Lorenzo-Vera was taking aim at his fellow DP World Tour and PGA Tour professionals who have either already committed or are at least contemplating joining an imminent new golf super league backed by Saudi billions.
Bryson DeChambeau and Phil Mickelson are reportedly two of the biggest names being linked with a move away from the PGA Tour to a Golf Super League, with an apparent $240 million deal up for grabs for DeChambeau should he want to take it.
Rumours have circulated this week that DeChambeau has already told fellow players that he will no longer be playing in any more PGA Tour events, but he has strongly denied such talk on his social media channels.
WATCH LORENZO-VERA'S POWERFUL AND EMOTIONAL VIDEO POST ABOUT PLAYERS JOINING THE SAUDI GOLF LEAGUE HERE:
"Hello everybody, I'm doing this video because there is something that I don't really like what's going on now with the Saudi League and I would like to speak my voice on my social network," said Lorenzo-Vera.
"So I speak in English because hopefully this message goes a bit beyond the borders of France and I'm going to explain what has been going on through my mind the last week.
"I've been speaking with my agent about the Saudi League and it was kind of like 'well imagine man if I play better and I can access to that league then it's a huge amount of money that you can win'. It's like a lottery ticket for the family, and that's fantastic and stuff.
"Okay, then during the week after that, it's crazy, I was at the player's lounge in Ras al Khaimah during the tournament and the BBC was on TV and there was a documentary about what's going on in Yemen, and I've seen the kids, plenty of kids dying with a lack of food, and so skinny and so sad.
"I mean, this is just insane the situation there. I am no journalist, war journalist, I don't understand everything, but the thing that I could understand about that documentary is that the Saudis are involved, and well, it feels strange to look at this.
"Maybe I don't understand everything but as we say in France, there is no smoke without fire.

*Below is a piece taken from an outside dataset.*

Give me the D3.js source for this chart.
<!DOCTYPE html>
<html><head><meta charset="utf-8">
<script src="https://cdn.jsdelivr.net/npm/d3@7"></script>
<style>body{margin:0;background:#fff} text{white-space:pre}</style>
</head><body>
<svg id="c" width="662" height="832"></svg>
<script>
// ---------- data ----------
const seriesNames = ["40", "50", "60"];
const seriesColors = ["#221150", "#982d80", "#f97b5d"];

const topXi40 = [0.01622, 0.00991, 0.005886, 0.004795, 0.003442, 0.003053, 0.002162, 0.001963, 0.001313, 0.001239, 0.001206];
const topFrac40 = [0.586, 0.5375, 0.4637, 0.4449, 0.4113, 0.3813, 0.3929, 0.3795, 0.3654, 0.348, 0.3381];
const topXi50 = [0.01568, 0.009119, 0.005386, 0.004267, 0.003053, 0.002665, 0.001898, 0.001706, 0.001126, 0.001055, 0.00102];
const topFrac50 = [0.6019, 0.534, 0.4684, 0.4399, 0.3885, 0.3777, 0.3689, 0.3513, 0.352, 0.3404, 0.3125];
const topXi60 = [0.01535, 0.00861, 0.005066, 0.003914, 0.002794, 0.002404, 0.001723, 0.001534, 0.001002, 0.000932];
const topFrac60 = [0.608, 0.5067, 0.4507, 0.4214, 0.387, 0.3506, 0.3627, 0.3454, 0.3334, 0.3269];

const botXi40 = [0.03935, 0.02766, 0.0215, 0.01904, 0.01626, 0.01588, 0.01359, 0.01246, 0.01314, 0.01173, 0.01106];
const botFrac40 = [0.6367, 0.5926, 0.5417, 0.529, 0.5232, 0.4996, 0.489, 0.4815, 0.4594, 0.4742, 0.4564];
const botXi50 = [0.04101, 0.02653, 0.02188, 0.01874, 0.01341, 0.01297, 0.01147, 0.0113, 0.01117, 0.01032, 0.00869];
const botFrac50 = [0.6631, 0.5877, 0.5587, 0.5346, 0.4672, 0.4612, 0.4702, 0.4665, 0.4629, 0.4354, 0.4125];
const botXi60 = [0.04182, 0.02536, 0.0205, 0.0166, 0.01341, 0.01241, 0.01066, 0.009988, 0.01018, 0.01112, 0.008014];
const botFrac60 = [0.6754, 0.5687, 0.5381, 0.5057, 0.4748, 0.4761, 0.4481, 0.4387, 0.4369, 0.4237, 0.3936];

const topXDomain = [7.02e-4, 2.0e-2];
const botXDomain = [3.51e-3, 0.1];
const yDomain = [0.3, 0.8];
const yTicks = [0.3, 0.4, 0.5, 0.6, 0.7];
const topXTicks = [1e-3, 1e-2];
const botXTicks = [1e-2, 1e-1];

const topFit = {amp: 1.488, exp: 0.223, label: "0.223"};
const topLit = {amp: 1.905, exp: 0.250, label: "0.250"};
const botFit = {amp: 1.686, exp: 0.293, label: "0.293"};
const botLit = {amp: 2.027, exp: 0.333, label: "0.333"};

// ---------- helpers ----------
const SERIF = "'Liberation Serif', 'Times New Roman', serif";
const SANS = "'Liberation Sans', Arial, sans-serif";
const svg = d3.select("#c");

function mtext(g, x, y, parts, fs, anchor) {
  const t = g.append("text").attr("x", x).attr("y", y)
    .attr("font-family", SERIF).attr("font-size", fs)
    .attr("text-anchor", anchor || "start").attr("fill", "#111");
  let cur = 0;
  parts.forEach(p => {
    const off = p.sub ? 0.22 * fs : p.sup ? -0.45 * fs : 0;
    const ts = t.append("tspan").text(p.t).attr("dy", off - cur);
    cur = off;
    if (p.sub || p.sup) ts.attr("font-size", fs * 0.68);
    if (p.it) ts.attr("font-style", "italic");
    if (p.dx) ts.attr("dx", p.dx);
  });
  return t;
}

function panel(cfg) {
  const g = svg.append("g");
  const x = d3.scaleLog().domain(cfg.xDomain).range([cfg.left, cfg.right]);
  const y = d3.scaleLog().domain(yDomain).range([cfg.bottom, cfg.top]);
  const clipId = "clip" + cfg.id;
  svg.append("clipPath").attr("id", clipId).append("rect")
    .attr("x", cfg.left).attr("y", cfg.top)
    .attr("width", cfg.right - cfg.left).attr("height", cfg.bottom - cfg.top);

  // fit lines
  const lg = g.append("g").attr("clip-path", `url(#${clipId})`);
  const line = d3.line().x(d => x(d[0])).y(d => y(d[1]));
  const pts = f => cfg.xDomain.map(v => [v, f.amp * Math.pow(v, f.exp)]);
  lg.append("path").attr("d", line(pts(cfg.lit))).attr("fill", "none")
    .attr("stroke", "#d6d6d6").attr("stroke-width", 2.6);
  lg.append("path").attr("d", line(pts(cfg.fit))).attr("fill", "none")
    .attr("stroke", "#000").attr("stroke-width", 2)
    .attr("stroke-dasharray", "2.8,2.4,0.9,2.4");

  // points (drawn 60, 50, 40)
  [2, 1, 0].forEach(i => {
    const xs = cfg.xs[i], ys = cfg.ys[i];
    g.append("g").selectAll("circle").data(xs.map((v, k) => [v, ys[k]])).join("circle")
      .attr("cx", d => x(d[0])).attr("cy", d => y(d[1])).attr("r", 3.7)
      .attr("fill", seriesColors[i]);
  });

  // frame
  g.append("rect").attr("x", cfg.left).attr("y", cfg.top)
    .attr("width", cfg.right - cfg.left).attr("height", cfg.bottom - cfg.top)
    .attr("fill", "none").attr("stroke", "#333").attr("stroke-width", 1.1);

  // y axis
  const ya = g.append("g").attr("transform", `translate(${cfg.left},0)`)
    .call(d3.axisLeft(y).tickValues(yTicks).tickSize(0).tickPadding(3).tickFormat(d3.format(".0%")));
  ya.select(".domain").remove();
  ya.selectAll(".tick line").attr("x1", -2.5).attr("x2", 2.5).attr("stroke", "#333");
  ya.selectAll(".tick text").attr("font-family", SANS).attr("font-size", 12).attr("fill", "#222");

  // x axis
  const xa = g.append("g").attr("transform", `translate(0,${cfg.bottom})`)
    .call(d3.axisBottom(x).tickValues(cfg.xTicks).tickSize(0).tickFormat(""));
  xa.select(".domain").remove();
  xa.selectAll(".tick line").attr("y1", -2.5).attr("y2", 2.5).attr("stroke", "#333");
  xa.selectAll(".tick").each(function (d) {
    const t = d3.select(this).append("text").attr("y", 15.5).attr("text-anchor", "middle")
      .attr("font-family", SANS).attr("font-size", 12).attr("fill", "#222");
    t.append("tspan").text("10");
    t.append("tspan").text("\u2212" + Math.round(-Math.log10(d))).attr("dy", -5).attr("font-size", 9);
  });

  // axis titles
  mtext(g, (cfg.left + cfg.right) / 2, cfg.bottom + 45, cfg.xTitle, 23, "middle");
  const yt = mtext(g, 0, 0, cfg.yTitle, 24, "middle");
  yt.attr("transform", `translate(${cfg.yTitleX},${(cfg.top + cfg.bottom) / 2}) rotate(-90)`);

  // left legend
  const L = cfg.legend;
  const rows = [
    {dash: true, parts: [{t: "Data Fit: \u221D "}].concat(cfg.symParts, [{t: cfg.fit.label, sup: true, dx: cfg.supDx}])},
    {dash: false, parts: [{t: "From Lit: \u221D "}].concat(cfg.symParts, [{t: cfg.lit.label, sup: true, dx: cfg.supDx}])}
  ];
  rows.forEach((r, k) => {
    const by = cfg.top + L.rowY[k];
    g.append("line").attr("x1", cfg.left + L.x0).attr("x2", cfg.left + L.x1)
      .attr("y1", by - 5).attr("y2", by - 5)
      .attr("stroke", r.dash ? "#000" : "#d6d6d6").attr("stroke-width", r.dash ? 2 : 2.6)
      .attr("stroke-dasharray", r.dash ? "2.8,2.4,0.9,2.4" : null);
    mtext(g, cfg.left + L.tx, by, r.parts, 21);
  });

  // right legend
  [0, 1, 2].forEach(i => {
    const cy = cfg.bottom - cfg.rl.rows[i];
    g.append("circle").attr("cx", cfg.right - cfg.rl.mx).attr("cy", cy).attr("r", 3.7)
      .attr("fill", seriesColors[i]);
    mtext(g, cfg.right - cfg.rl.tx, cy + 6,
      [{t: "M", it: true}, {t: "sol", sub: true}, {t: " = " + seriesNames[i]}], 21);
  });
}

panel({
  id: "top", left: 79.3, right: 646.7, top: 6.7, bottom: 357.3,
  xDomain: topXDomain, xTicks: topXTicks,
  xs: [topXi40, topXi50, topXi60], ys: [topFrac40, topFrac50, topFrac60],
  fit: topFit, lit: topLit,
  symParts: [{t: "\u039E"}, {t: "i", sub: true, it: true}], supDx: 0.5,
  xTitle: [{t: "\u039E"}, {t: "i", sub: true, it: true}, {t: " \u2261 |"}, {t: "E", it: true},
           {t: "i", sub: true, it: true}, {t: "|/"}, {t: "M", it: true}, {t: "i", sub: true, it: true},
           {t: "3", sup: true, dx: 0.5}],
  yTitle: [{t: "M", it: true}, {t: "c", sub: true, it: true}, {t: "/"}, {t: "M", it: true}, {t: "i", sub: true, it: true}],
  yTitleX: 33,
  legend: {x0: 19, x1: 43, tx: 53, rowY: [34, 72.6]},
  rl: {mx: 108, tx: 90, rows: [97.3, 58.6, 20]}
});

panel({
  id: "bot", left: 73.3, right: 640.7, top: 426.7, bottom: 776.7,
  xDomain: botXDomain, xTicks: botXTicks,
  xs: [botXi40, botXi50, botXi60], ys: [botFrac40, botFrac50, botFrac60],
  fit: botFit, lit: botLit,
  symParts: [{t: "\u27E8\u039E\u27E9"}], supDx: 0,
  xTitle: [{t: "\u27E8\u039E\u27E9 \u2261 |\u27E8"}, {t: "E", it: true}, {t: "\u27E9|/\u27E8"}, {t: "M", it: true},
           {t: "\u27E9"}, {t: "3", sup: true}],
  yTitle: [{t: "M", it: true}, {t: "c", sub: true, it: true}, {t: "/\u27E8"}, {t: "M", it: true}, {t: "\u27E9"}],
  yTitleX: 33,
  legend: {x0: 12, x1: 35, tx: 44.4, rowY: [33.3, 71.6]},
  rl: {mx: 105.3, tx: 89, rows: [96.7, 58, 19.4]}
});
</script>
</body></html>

"I would like to speak to the guys that signed up for the league in that message. Maybe you could use that money, not all of it but a good amount of that money to give to charity for the kids in Yemen to bring some food to them? That could be pretty interesting, at least I would do it that is for sure.

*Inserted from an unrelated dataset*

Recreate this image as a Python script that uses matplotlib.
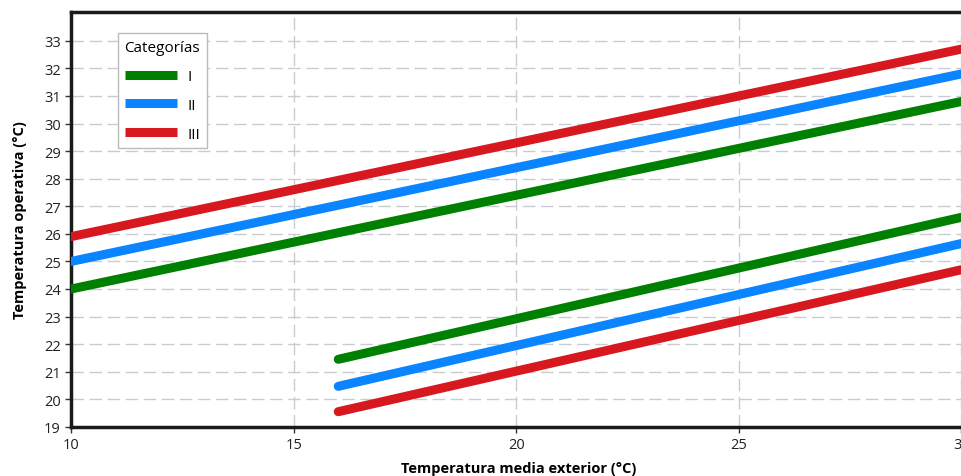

"I know I'm not in the situation and it can sound maybe jealous or whatever, but I think sometimes we need to come back to earth a bit.

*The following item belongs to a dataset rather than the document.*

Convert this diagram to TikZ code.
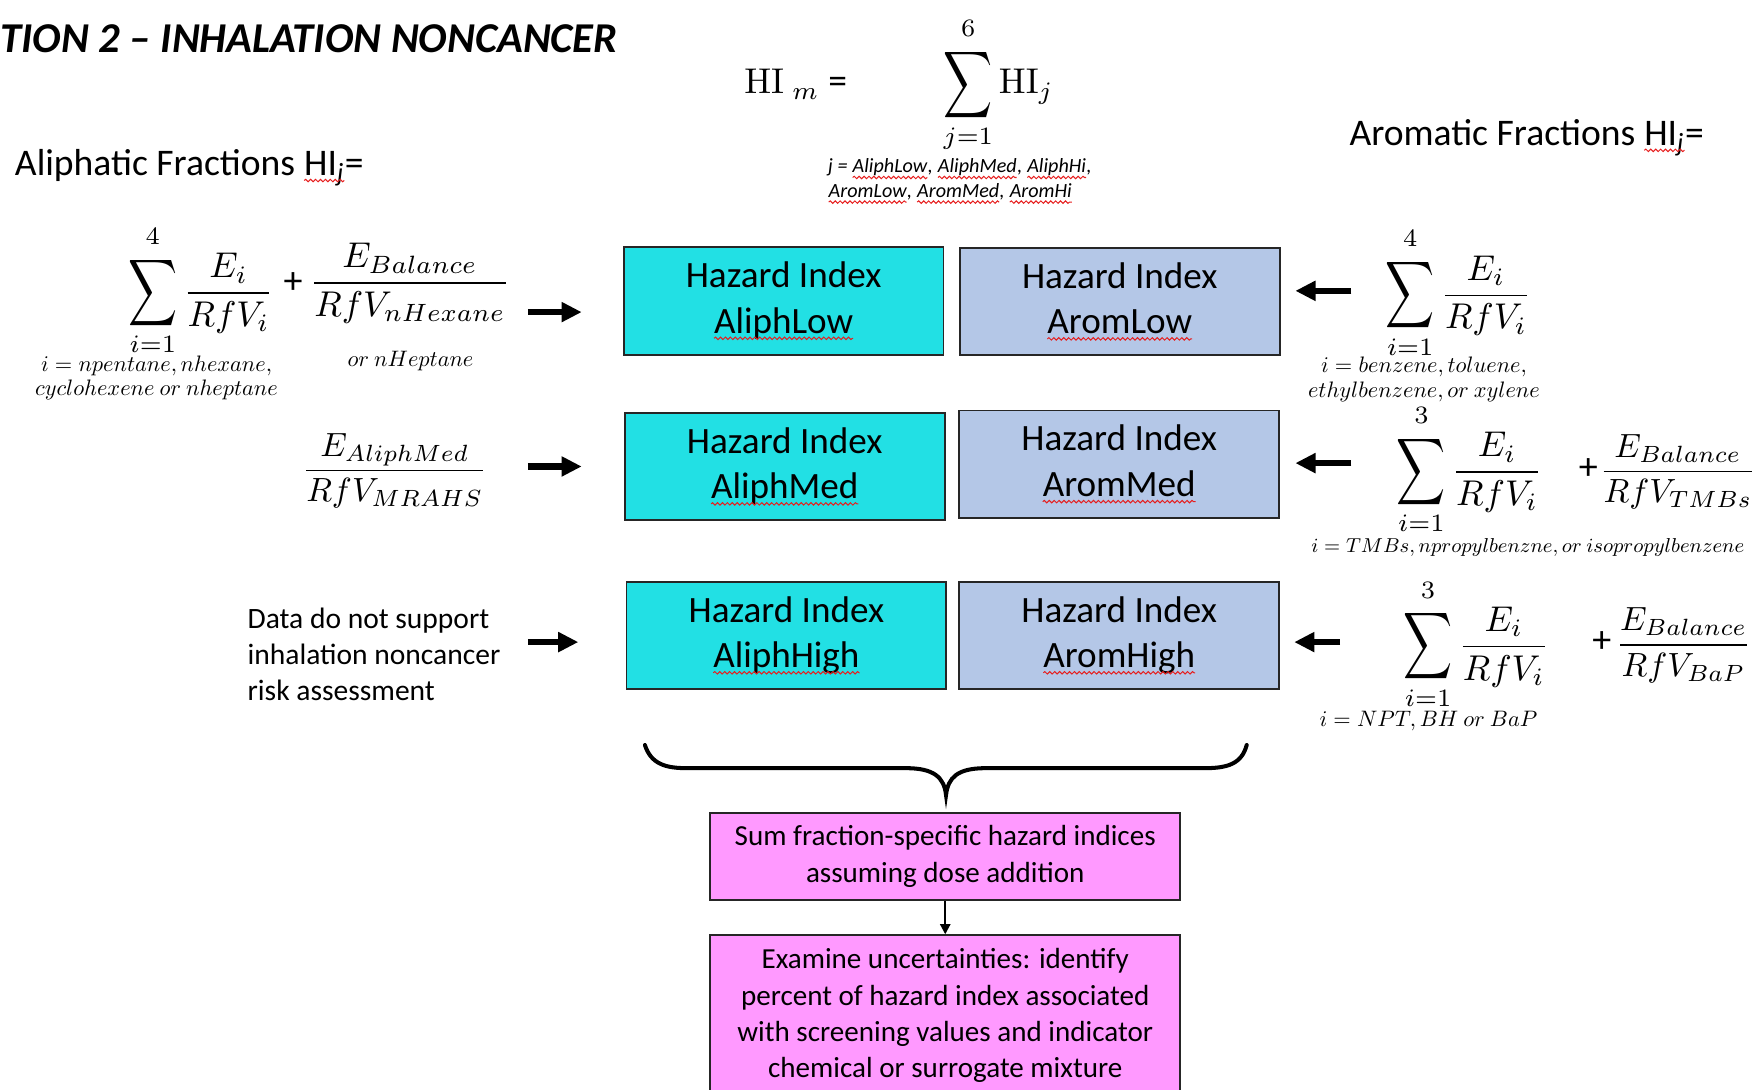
\documentclass[tikz,border=0pt]{standalone}
\usepackage[no-math]{fontspec}
\setmainfont{Carlito}
\usepackage{amsmath}
\usetikzlibrary{arrows.meta,decorations.pathmorphing}
\definecolor{cyanc}{RGB}{34,224,228}
\definecolor{bluec}{RGB}{180,199,231}
\definecolor{pinkc}{RGB}{255,153,255}
\definecolor{spellred}{RGB}{230,30,30}
\newcommand\bigf[2][1.6]{\scalebox{#1}{\fontsize{10}{12}\selectfont$\displaystyle #2$}}
\newcommand\bsum{\mathop{\vcenter{\hbox{\scalebox{0.95}[1.3]{$\displaystyle\sum$}}}}\limits}
\newcommand\uplim[1]{\rule[-2pt]{0pt}{2pt}#1}
\tikzset{
  squig/.style={spellred, line width=0.45pt, decorate,
    decoration={snake, amplitude=0.55pt, segment length=2.2pt}},
  hibox/.style={draw=black!85, line width=0.8pt, minimum width=143pt,
    minimum height=48pt, align=center, inner sep=0pt,
    font=\fontsize{16.6}{20.5}\selectfont},
  aliph/.style={hibox, fill=cyanc},
  arom/.style={hibox, fill=bluec},
  pinkbox/.style={draw=black!85, line width=0.8pt, fill=pinkc, align=center,
    minimum width=210pt, inner sep=0pt, font=\fontsize{13}{16.2}\selectfont},
  fat/.style={line width=2.8pt, -{Triangle[length=9pt,width=8.5pt]}},
  thinarrow/.style={line width=0.9pt, -{Triangle[length=4.5pt,width=4.5pt]}},
  formula/.style={inner sep=0pt, anchor=base},
  sumformula/.style={inner sep=0pt, anchor=base east},
  annot/.style={inner sep=0pt, align=center, font=\fontsize{10}{11}\selectfont},
  hdr/.style={inner sep=0pt, anchor=base west, font=\fontsize{16.8}{20}\selectfont},
  plussign/.style={inner sep=0pt, font=\fontsize{17}{20}\selectfont},
  bracestyle/.style={line width=1.8pt, line cap=round},
}
\newcommand\spell[1]{\tikz[baseline=(w.base)]{\node[draw=none,fill=none,inner sep=0pt,outer sep=0pt,minimum width=0pt,minimum height=0pt,anchor=base,rectangle](w){#1};\draw[squig]([yshift=-2.2pt]w.base west)--([yshift=-2.2pt]w.base east);}}
\begin{document}
\begin{tikzpicture}[x=0.5pt,y=-0.5pt]
\useasboundingbox (0,0) rectangle (1568,974);
\clip (0,0) rectangle (1568,974);

% title and headings
\node[anchor=base west, inner sep=0pt, font=\bfseries\itshape\fontsize{19}{23}\selectfont] (title) at (0,47) {TION 2 – INHALATION NONCANCER};
\node[hdr] (aliphlbl) at (13,157) {Aliphatic Fractions \spell{HI\textsubscript{\itshape j}}=};
\node[hdr] (aromlbl) at (1206,130) {Aromatic Fractions \spell{HI\textsubscript{\itshape j}}=};

% total hazard index
\node[anchor=base west, inner sep=0pt, font=\fontsize{16.8}{20}\selectfont] (him) at (665,84) {\bigf{\mathrm{HI}_{\;m}}\hspace{4pt}=};
\node[anchor=base west, inner sep=0pt] (sumhi) at (843,84) {\bigf{\bsum_{j=1}^{\uplim{6}}\mathrm{HI}_j}};
\node[anchor=west, inner sep=0pt, align=left, font=\itshape\fontsize{9}{11}\selectfont] (jlist) at (740,162) {j = \spell{AliphLow}, \spell{AliphMed}, \spell{AliphHi},\\\spell{AromLow}, \spell{AromMed}, \spell{AromHi}};

% left formulas
\node[sumformula] (L1a) at (245,270) {\bigf{\bsum_{i=1}^{\uplim{4}}\frac{E_i}{RfV_i}}};
\node[plussign] (L1p) at (262,253) {+};
\node[formula] (L1b) at (366.5,261) {\bigf{\frac{E_{Balance}}{RfV_{nHexane}}}};
\node[annot] (L1n) at (367,323) {$or\ nHeptane$};
\node[annot] (L1i) at (140,338) {$i = npentane,nhexane,$\\$cyclohexene\ or\ nheptane$};
\node[formula] (L2) at (353,428) {\bigf[1.5]{\frac{E_{AliphMed}}{RfV_{MRAHS}}}};
\node[anchor=west, inner sep=0pt, align=left, font=\fontsize{13.2}{16}\selectfont] (L3) at (221,585) {Data do not support\\inhalation noncancer\\risk assessment};

% right formulas
\node[sumformula] (R1) at (1369,272) {\bigf{\bsum_{i=1}^{\uplim{4}}\frac{E_i}{RfV_i}}};
\node[annot] (R1i) at (1273,339) {$i = benzene,toluene,$\\$ethylbenzene,or\ xylene$};
\node[sumformula] (R2a) at (1379,430) {\bigf{\bsum_{i=1}^{\uplim{3}}\frac{E_i}{RfV_i}}};
\node[plussign] (R2p) at (1420,419) {+};
\node[formula] (R2b) at (1500,429) {\bigf[1.5]{\frac{E_{Balance}}{RfV_{TMBs}}}};
\node[annot, font=\fontsize{9.4}{11}\selectfont] (R2i) at (1366,489) {$i = TMBs,npropylbenzne,or\ isopropylbenzene$};
\node[sumformula] (R3a) at (1385,586) {\bigf{\bsum_{i=1}^{\uplim{3}}\frac{E_i}{RfV_i}}};
\node[plussign] (R3p) at (1432,574) {+};
\node[formula] (R3b) at (1505,584) {\bigf[1.5]{\frac{E_{Balance}}{RfV_{BaP}}}};
\node[annot] (R3i) at (1277,645) {$i = NPT,BH\ or\ BaP$};

% hazard index boxes
\node[aliph] (AL) at (700.5,269) {Hazard Index\\\spell{AliphLow}};
\node[arom]  (RL) at (1001,269.5) {Hazard Index\\\spell{AromLow}};
\node[aliph] (AM) at (701.5,417) {Hazard Index\\\spell{AliphMed}};
\node[arom]  (RM) at (1000.5,415) {Hazard Index\\\spell{AromMed}};
\node[aliph] (AH) at (703,568) {Hazard Index\\\spell{AliphHigh}};
\node[arom]  (RH) at (1000.5,568) {Hazard Index\\\spell{AromHigh}};

% block arrows
\coordinate (a1s) at (472,279); \coordinate (a1e) at (520,279);
\coordinate (a2s) at (472,417); \coordinate (a2e) at (520,417);
\coordinate (a3s) at (472,574); \coordinate (a3e) at (517,574);
\coordinate (b1s) at (1208,260); \coordinate (b1e) at (1158,260);
\coordinate (b2s) at (1208,414); \coordinate (b2e) at (1158,414);
\coordinate (b3s) at (1198,574); \coordinate (b3e) at (1157,574);
\draw[fat] (a1s) -- (a1e);
\draw[fat] (a2s) -- (a2e);
\draw[fat] (a3s) -- (a3e);
\draw[fat] (b1s) -- (b1e);
\draw[fat] (b2s) -- (b2e);
\draw[fat] (b3s) -- (b3e);

% brace
\coordinate (brL) at (576.5,666);
\coordinate (brTip) at (845.7,710.7);
\coordinate (brR) at (1114.5,666);
\draw[bracestyle] (brL) .. controls (582,683) and (595,686.7) .. (614,686.7)
  -- (810,686.7) .. controls (835,686.7) and (844,695) .. (brTip)
  .. controls (847.5,695) and (856,686.7) .. (881,686.7)
  -- (1077,686.7) .. controls (1097,686.7) and (1110,683) .. (brR);

% summary boxes
\node[pinkbox, minimum height=39pt] (sum) at (845,765.5) {Sum fraction-specific hazard indices\\assuming dose addition};
\node[pinkbox, minimum height=72pt] (exam) at (845,908) {Examine uncertainties: identify\\percent of hazard index associated\\with screening values and indicator\\chemical or surrogate mixture};
\draw[thinarrow] (sum.south) -- (exam.north);
\end{tikzpicture}
\end{document}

"I've seen the comments of Andrew Coltart and I think he is 100% right. Sometimes we lose the reality, and I've done the same sometimes, I've played twice in Saudi. The more the time passes and the more I feel uncomfortable with it, we just need to not forget where we come from sometimes.
"The European Tour, the PGA Tour has been here for us and we can thank them. I think to go away from them just for money it feels a bit strange, and THAT money feels even more strange.
"Well, tell me what you think. I hope you don't take that message as a lack of respect, it's just my point of view. I respect a lot of the players that you guys are, and I wish I had the same career, well, good luck to you guys and hopefully we all come back to earth someday."